The Box-Cox procedure requires fitting a series of linear models, one for each trial value of $$\lambda$$. Atkinson (1985) has proposed a simpler procedure that gives a quick indication of whether a transformation of the response is required at all. In practical terms, this technique involves adding to the model an auxiliary variable $$a$$ defined as

$\tag{2.31}a_i = y_i \: (\log(y_i/\tilde{y})-1),$

where $$\tilde{y}$$ is the geometric mean of $$y$$, as in the previous subsection. Let $$\gamma$$ denote the coefficient of $$a$$ in the expanded model. If the estimate of $$\gamma$$ is significant, then a Box-Cox transformation is indicated. A preliminary estimate of the value of $$\lambda$$ is $$1-\hat{\gamma}$$.

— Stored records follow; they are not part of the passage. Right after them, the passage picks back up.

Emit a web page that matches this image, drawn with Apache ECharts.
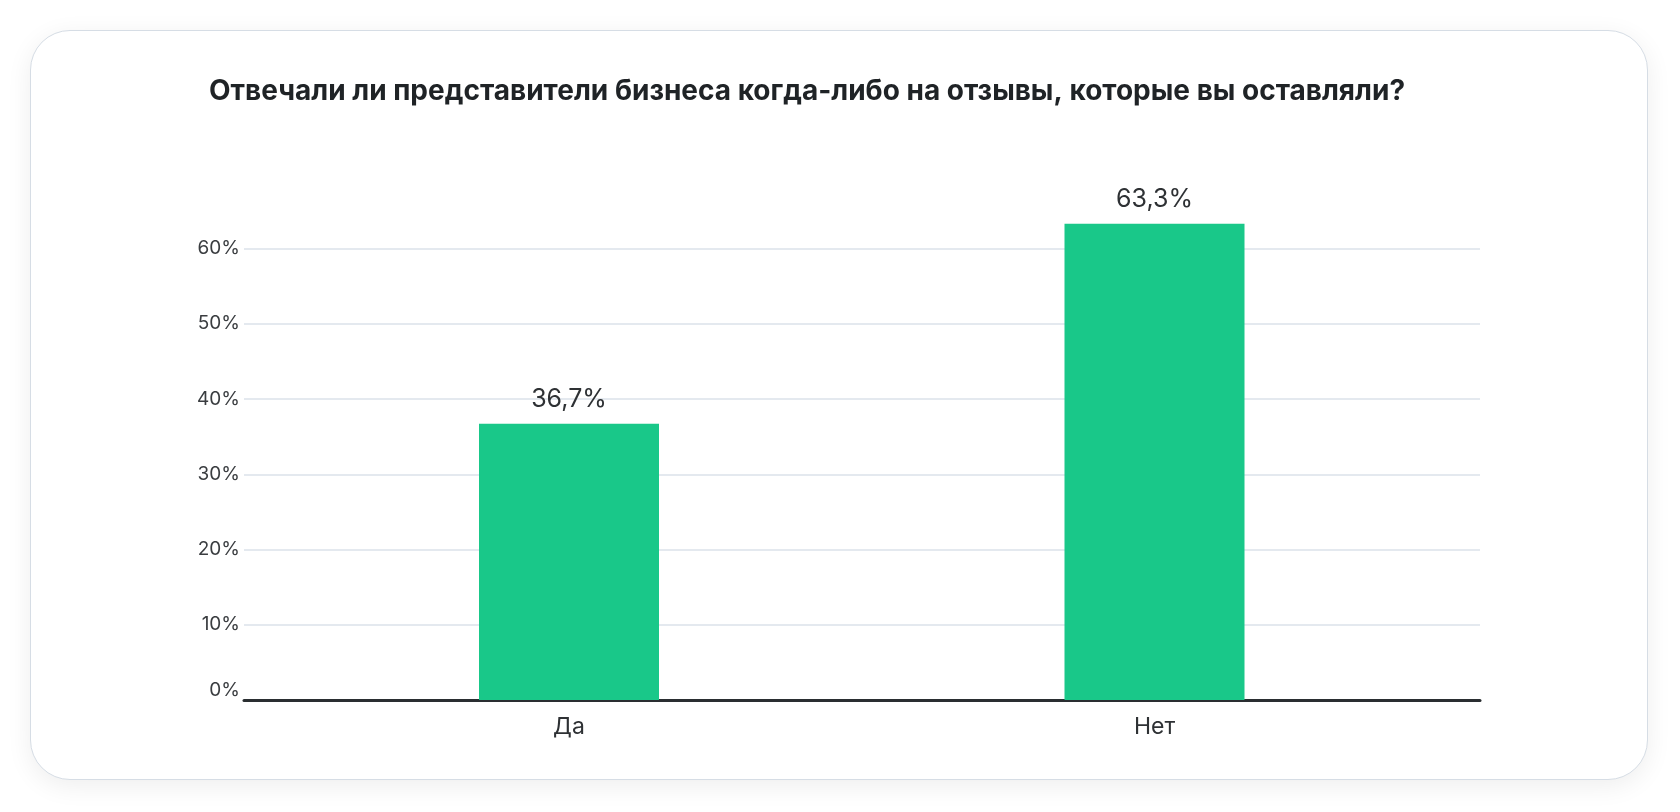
<!DOCTYPE html>
<html>
<head>
<meta charset="utf-8">
<script src="https://cdn.jsdelivr.net/npm/echarts@6/dist/echarts.min.js"></script>
<style>
  html, body { margin: 0; padding: 0; background: #ffffff; width: 1680px; height: 812px; overflow: hidden; }
  #card { position: absolute; left: 30px; top: 30px; width: 1618px; height: 750px; background: #fff;
          border: 1px solid #d6dde5; border-radius: 40px; box-shadow: 0 6px 26px rgba(0,0,0,0.07); box-sizing: border-box; }
  #chart { position: absolute; left: 0; top: 0; width: 1680px; height: 812px; }
</style>
</head>
<body>
<div id="card"></div>
<div id="chart"></div>
<script>
const titleText = 'Отвечали ли представители бизнеса когда-либо на отзывы, которые вы оставляли?';
const categories = ['Да', 'Нет'];
const values = [36.7, 63.3];
const yTicks = [0, 10, 20, 30, 40, 50, 60];

const FONT = 'Inter, "Noto Sans", sans-serif';
const chart = echarts.init(document.getElementById('chart'), null, { renderer: 'canvas' });

const yMin = yTicks[0], yMax = yTicks[yTicks.length - 1], yStep = yTicks[1] - yTicks[0];

chart.setOption({
  backgroundColor: 'transparent',
  animation: false,
  title: {
    text: titleText,
    left: 209, top: 75, padding: 0,
    textStyle: { fontFamily: FONT, fontSize: 28, fontWeight: 'bold', color: '#1f2326', lineHeight: 34 }
  },
  grid: [
    { left: 244, right: 200, top: 248.5, bottom: 112 },
    { left: 276.25, right: 232.75, top: 248.5, bottom: 112 }
  ],
  xAxis: [
    { gridIndex: 0, type: 'category', data: categories, boundaryGap: true,
      axisLine: { show: true, lineStyle: { color: '#2a2e31', width: 3 } },
      axisTick: { show: false }, axisLabel: { show: false }, splitLine: { show: false } },
    { gridIndex: 1, type: 'category', data: categories,
      axisLine: { show: false }, axisTick: { show: false },
      axisLabel: { show: true, margin: 16, fontFamily: FONT, fontSize: 23, color: '#2e3134' } }
  ],
  yAxis: [
    { gridIndex: 0, type: 'value', min: yMin, max: yMax, interval: yStep,
      axisLine: { show: false }, axisTick: { show: false },
      axisLabel: { margin: 4, fontFamily: FONT, fontSize: 19, color: '#3a3d40', formatter: '{value}%',
                   verticalAlignMinLabel: 'bottom' },
      splitLine: { show: true, lineStyle: { color: '#e4e9ef', width: 2 } } },
    { gridIndex: 1, type: 'value', min: yMin, max: yMax, interval: yStep, show: false,
      splitLine: { show: false } }
  ],
  series: [{
    type: 'bar', xAxisIndex: 1, yAxisIndex: 1,
    data: values, barWidth: 180, clip: false,
    itemStyle: { color: '#19c889' },
    label: { show: true, position: 'top', distance: 12, fontFamily: FONT, fontSize: 25, color: '#2e3134',
             formatter: p => p.value.toFixed(1).replace('.', ',') + '%' }
  }]
});
</script>
</body>
</html>
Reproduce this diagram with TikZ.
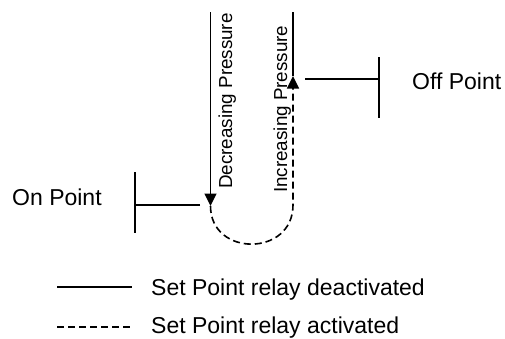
\documentclass[tikz,border=0pt]{standalone}
\usepackage{fontspec}
\setmainfont{Liberation Sans}
\usetikzlibrary{arrows.meta}
\begin{document}
\begin{tikzpicture}[x=1pt,y=-1pt,
  wire/.style={line width=1.6pt},
  relayon/.style={wire,dash pattern=on 7pt off 4pt},
  tip/.style={-{Triangle[length=12.5pt,width=12pt]}},
  label/.style={inner sep=0pt,anchor=base west,font=\fontsize{23}{27}\selectfont},
  sidelabel/.style={inner sep=0pt,anchor=base west,rotate=90,font=\fontsize{18.8}{22}\selectfont}]
\useasboundingbox (0,0) rectangle (505,338);

% pressure path
\coordinate (decTop) at (210.5,12);
\coordinate (onTip) at (210.5,206);
\coordinate (incTop) at (293,12);
\coordinate (offTip) at (293,76);
\coordinate (turnR) at (293,205);

\draw[wire,tip] (decTop) -- (onTip);
\draw[relayon,tip] (onTip) .. controls (210.5,257) and (293,257) .. (turnR) -- (offTip);
\draw[wire] (incTop) -- (offTip);

\node[sidelabel] (dec) at (232,189) {Decreasing Pressure};
\node[sidelabel] (inc) at (287,193) {Increasing Pressure};

% on point marker
\coordinate (onA) at (200,205);
\coordinate (onB) at (135,205);
\coordinate (onC) at (135,172);
\coordinate (onD) at (135,233);
\draw[wire] (onA) -- (onB);
\draw[wire] (onC) -- (onD);
\node[label] (onlab) at (12,205) {On Point};

% off point marker
\coordinate (offA) at (305,79);
\coordinate (offB) at (379,79);
\coordinate (offC) at (379,57);
\coordinate (offD) at (379,118);
\draw[wire] (offA) -- (offB);
\draw[wire] (offC) -- (offD);
\node[label] (offlab) at (412,89) {Off Point};

% legend
\coordinate (l1a) at (57,287);
\coordinate (l1b) at (132,287);
\coordinate (l2a) at (57,327);
\coordinate (l2b) at (132,327);
\draw[wire] (l1a) -- (l1b);
\draw[relayon] (l2a) -- (l2b);
\node[label] (leg1) at (151,295) {Set Point relay deactivated};
\node[label] (leg2) at (151,333) {Set Point relay activated};
\end{tikzpicture}
\end{document}
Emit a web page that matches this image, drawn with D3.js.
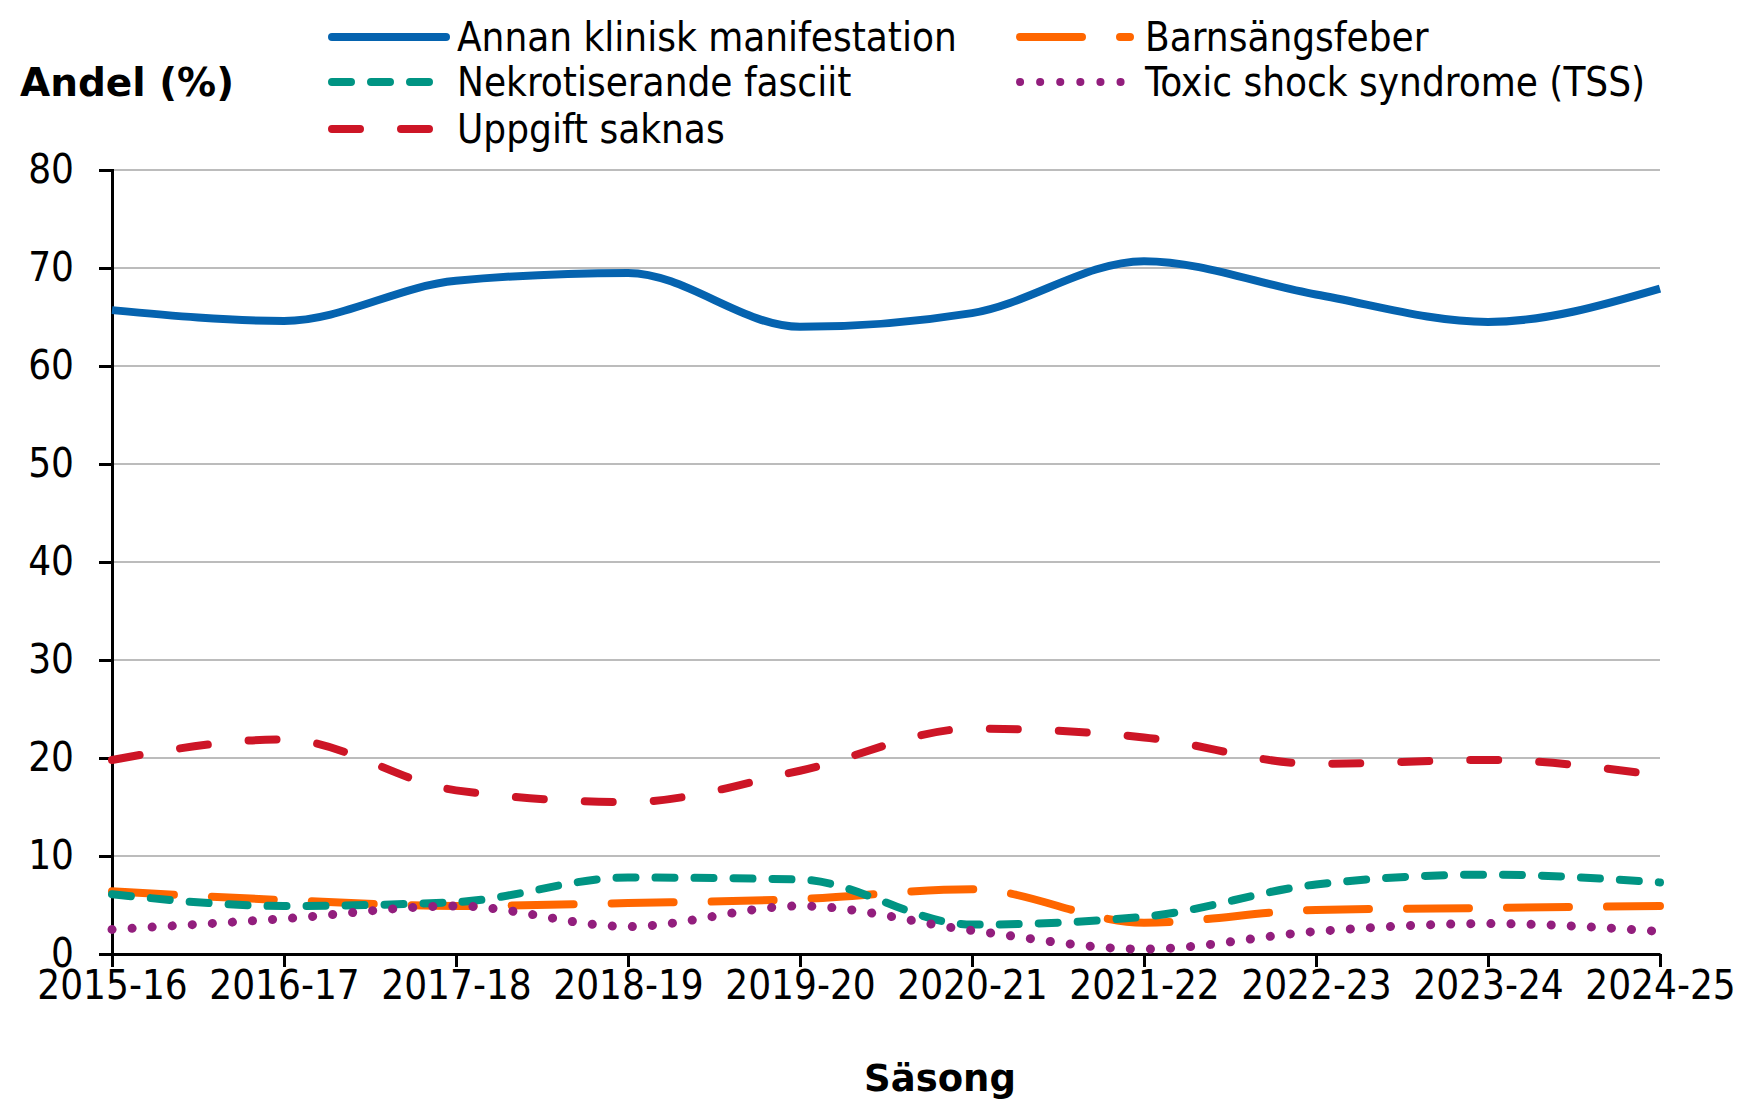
<!DOCTYPE html>
<html>
<head>
<meta charset="utf-8">
<script src="https://cdn.jsdelivr.net/npm/d3@7"></script>
<style>
  body { margin: 0; background: #fff; }
  svg text { font-family: "DejaVu Sans Condensed", "DejaVu Sans", sans-serif; fill: #000; }
  svg text.title { font-family: "DejaVu Sans", sans-serif; font-weight: bold; }
</style>
</head>
<body>
<svg width="1755" height="1105"></svg>
<script>
var seasons = ["2015-16", "2016-17", "2017-18", "2018-19", "2019-20",
               "2020-21", "2021-22", "2022-23", "2023-24", "2024-25"];

var annan = [65.7, 64.6, 68.7, 69.5, 64.0, 65.4, 70.7, 67.3, 64.5, 67.9];
var barnsang = [6.4, 5.5, 4.9, 5.2, 5.6, 6.6, 3.2, 4.5, 4.7, 4.9];
var nekrot = [6.1, 4.9, 5.3, 7.8, 7.6, 3.0, 3.8, 7.1, 8.1, 7.3];
var tss = [2.5, 3.6, 4.9, 2.8, 4.9, 2.4, 0.5, 2.3, 3.1, 2.3];
var saknas = [19.8, 21.9, 16.7, 15.5, 18.7, 23.0, 22.1, 19.4, 19.8, 18.2];

var yTicks = [0, 10, 20, 30, 40, 50, 60, 70, 80];

var series = [
  { name: "Annan klinisk manifestation", values: annan, color: "#0563af", width: 8, dash: null, cap: "butt" },
  { name: "Barnsängsfeber", values: barnsang, color: "#ff6600", width: 8, dash: "62,38", cap: "round" },
  { name: "Nekrotiserande fasciit", values: nekrot, color: "#009483", width: 8, dash: "19,20", cap: "round" },
  { name: "Toxic shock syndrome (TSS)", values: tss, color: "#921e7d", width: 9, dash: "0.1,20", cap: "round" },
  { name: "Uppgift saknas", values: saknas, color: "#cd1526", width: 8, dash: "28,41", cap: "round" }
];

var svg = d3.select("svg"),
    plotLeft = 112, plotRight = 1660, plotTop = 170, plotBottom = 954;

var x = d3.scalePoint().domain(seasons).range([plotLeft, plotRight]);
var y = d3.scaleLinear().domain([0, 80]).range([plotBottom, plotTop]);

// gridlines
svg.append("g")
  .selectAll("line")
  .data(yTicks.filter(function(d) { return d > 0; }))
  .enter().append("line")
  .attr("x1", plotLeft).attr("x2", plotRight)
  .attr("y1", function(d) { return y(d); })
  .attr("y2", function(d) { return y(d); })
  .attr("stroke", "#a6a6a6").attr("stroke-width", 1.5);

// y axis
var yAxis = svg.append("g")
  .attr("transform", "translate(" + plotLeft + ",0)")
  .call(d3.axisLeft(y).tickValues(yTicks).tickSize(13).tickPadding(25));
yAxis.select(".domain").attr("stroke", "#000").attr("stroke-width", 3);
yAxis.selectAll(".tick line").attr("stroke", "#000").attr("stroke-width", 3);
yAxis.selectAll(".tick text").attr("font-size", 40).attr("font-family", null);

// x axis
var xAxis = svg.append("g")
  .attr("transform", "translate(0," + plotBottom + ")")
  .call(d3.axisBottom(x).tickSize(13).tickPadding(4).tickSizeOuter(0));
xAxis.select(".domain").attr("stroke", "#000").attr("stroke-width", 3);
xAxis.selectAll(".tick line").attr("stroke", "#000").attr("stroke-width", 3);
xAxis.selectAll(".tick text").attr("font-size", 40).attr("font-family", null);

// lines
var line = d3.line()
  .x(function(d, i) { return x(seasons[i]); })
  .y(function(d) { return y(d); })
  .curve(d3.curveMonotoneX);

var drawOrder = [0, 4, 1, 2, 3];
drawOrder.forEach(function(k) {
  var s = series[k];
  svg.append("path")
    .datum(s.values)
    .attr("d", line)
    .attr("fill", "none")
    .attr("stroke", s.color)
    .attr("stroke-width", s.width)
    .attr("stroke-linecap", s.cap)
    .attr("stroke-linejoin", "round")
    .attr("stroke-dasharray", s.dash);
});

// axis titles
svg.append("text")
  .attr("class", "title")
  .attr("x", 20).attr("y", 96)
  .attr("font-size", 39)
  .text("Andel (%)");
svg.append("text")
  .attr("class", "title")
  .attr("x", 940).attr("y", 1091)
  .attr("text-anchor", "middle")
  .attr("font-size", 37)
  .text("Säsong");

// legend
var legendItems = [
  { s: series[0], lx: 328, ly: 37 },
  { s: series[2], lx: 328, ly: 82 },
  { s: series[4], lx: 328, ly: 129 },
  { s: series[1], lx: 1016, ly: 37 },
  { s: series[3], lx: 1016, ly: 82 }
];
var legend = svg.append("g");
legendItems.forEach(function(it) {
  var sampleLen = it.s.dash ? 114 : 118;
  legend.append("line")
    .attr("x1", it.lx + 4).attr("x2", it.lx + sampleLen)
    .attr("y1", it.ly).attr("y2", it.ly)
    .attr("stroke", it.s.color)
    .attr("stroke-width", 8)
    .attr("stroke-linecap", "round")
    .attr("stroke-dasharray", it.s.dash);
  legend.append("text")
    .attr("x", it.lx + 129).attr("y", it.ly)
    .attr("dy", "0.36em")
    .attr("font-size", 40)
    .text(it.s.name);
});
</script>
</body>
</html>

To see why this procedure works suppose the true model is

$\boldsymbol{z}^{(\lambda)} = \boldsymbol{X\beta} + \boldsymbol{\epsilon},$

where we have used the scale-independent version of the Box-Cox transformation. Expanding the left-hand-side using a first-order Taylor series approximation around $$\lambda=1$$ gives

$z^{(\lambda)} \approx z^{(1)} + (\lambda-1) \left. \frac{d z^{(\lambda)}} {d\lambda} \right| _{\lambda=1}.$

The derivative evaluated at $$\lambda=1$$ is $$a+\log\tilde{y}+1$$, where $$a$$ is given by Equation 2.31. The second term does not depend on $$\lambda$$, so it can be absorbed into the constant. Note also that $$z^{(1)} = y-1$$. Using these results we can rewrite the model as

$\boldsymbol{y} \approx \boldsymbol{X\beta} + (1-\lambda)\boldsymbol{a} + \boldsymbol{\epsilon}.$

Thus, to a first-order approximation the coefficient of the ancillary variable is $$1-\lambda$$.

For the program effort data, adding the auxiliary variable $$a$$ (calculated using CBR$$+1/2$$ to avoid taking the logarithm of zero) to the analysis of covariance model gives a coefficient of 0.59, suggesting a Box-Cox transformation with $$\lambda=0.41$$. This value is reasonably close to the square root transformation suggested by the profile log-likelihood. The associated $$t$$-statistic is significant at the two percent level, but the more precise likelihood ratio criterion of the previous section, though borderline, was not significant. In conclusion, we do not have strong evidence of a need to transform the response.

#### 2.10.4 Transforming the Predictors

The Atkinson procedure is similar in spirit to a procedure first suggested by Box and Tidwell (1962) to check whether one of the predictors needs to be transformed. Specifically, to test whether one should use a transformation $$x^\lambda$$ of a continuous predictor $$x$$, these authors suggest adding the auxiliary covariate

$a_i = x_i \log(x_i)$

to a model that already has $$x$$.

Let $$\hat{\gamma}$$ denote the estimated coefficient of the auxiliary variate $$x\log(x)$$ in the expanded model. This coefficient can be tested using the usual $$t$$ statistic with $$n-p$$ d.f. If the test is significant, it indicates a need to transform the predictor. A preliminary estimate of the appropriate transformation is given by $$\hat{\lambda}=\hat{\gamma}/\hat{\beta}+1$$, where $$\hat{\beta}$$ is the estimated coefficient of $$x$$ in the original model with $$x$$ but not $$x\log(x)$$.

We can apply this technique to the program effort data by calculating a new variable equal to the product of setting and its logarithm, and adding it to the covariance analysis model with setting and effort. The estimated coefficient is -0.030 with a standard error of 0.728, so there is no need to transform setting. Note, incidentally, that the effect of setting is not significant in this model.